Yeah, I get that.  We make and break these new years’ resolutions all too quickly which leaves room for doubt and just general disappointment and annoyance with ourselves.

It would appear that we are setting ourselves up for a fall — or are we?

What’s Really Behind a Resolution?

The thought that a spanking clean slate is in the offing is rather enticing — that desire to detox after festive monkeyshines or to join the gym are hardly bad decisions.

However, the pressure to stick to such high expectations can leave us feeling dejected if we nose-dive off the bandwagon.  The thing about setting goals is to make them realistic — not only attainable but manageable.

Bite-Sized Portions, If You Please!

What usually drives the average homo sapien is the ability to be able to easily maintain a certain change.

The thought of climbing a high mountain that goes on forever is certainly not as enticing as running up a hill and merrily sliding down on your toboggan several times in one outing.  So why not make goal setting the same?

Here are some tips to get you started on a realistic set of resolutions to follow:

1. Draw up a Plan

Get yourself a vision board or a whiteboard — something you will be able to see every day to remind yourself to stay on track.  The best place for this is on your fridge or the back of your bathroom door, where you are guaranteed to visit daily.  If you are compiling a vision board, paste pictures of the end result you would like to achieve so as to motivate you to tow the line.

2. Don’t Overload

The quickest way to fail with setting intentions is to give yourself too many to plausibly handle.  Draw up a list and if there is too much on the list, narrow it down to the top 3 achievable goals for this day/month/year.  You can always put the leftovers on next year’s list.

3. Map it with Fun

Get jiggy with it.  Make your new resolutions fun.  If you want to change your eating habits, find a way to make it a stimulating change by jazzing up your menu/grocery list and looking forward to your meals instead of planning a drab repast plan.  If you want to find a new and electrifying job, have fun reinventing yourself and what you stand for — if you want an exciting job, excite yourself first.  Make damn sure you’re as exciting as the job you are after.

4. Feel It to Manifest It

You’ve got to feel what you are trying to embody.
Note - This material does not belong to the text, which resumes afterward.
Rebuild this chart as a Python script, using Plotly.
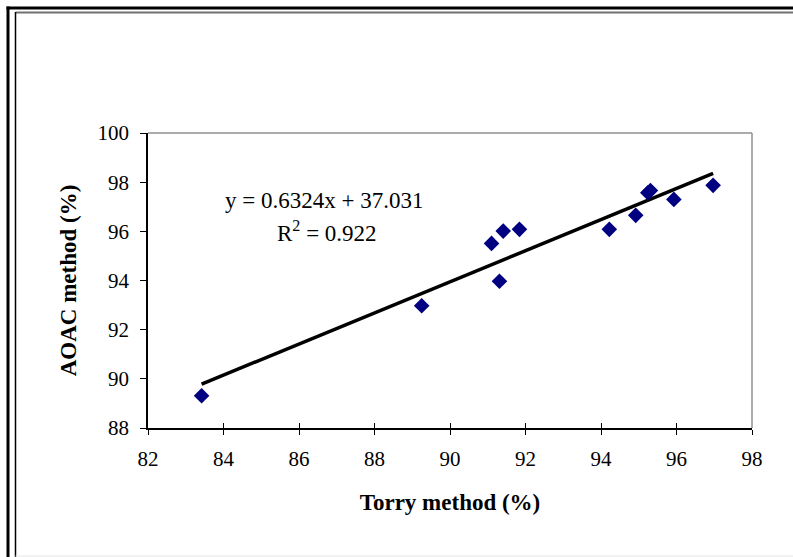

You want to be lighter?  Feel it within first.  You want an inspiring job?  Ignite your sense of self.

Pretend it’s there if you can’t personify it at first.  You’ll begin to rewire your brain to think differently with enough repetition.  And remember:  Doubt = drought.  Water your seeds and you’ll see the shoots soon enough.

5. Release the Inner Child

Everyone has an inner child.  There is a part of you that still thinks a butterfly is gobsmackingly awesome, blowing bubbles is a spectacular magic trick and make-believe is as good as the real deal. Tap into that part of you when you are trying to visualize your goals.  Your inner tot will help you make-believe a whole new world for yourself this year!

A tedious strategy will reap boredom and inaction — an adventurous plan will have you hopping and skipping to where you want to be.

My new resolution: I want to see people hopping and skipping in the streets this year!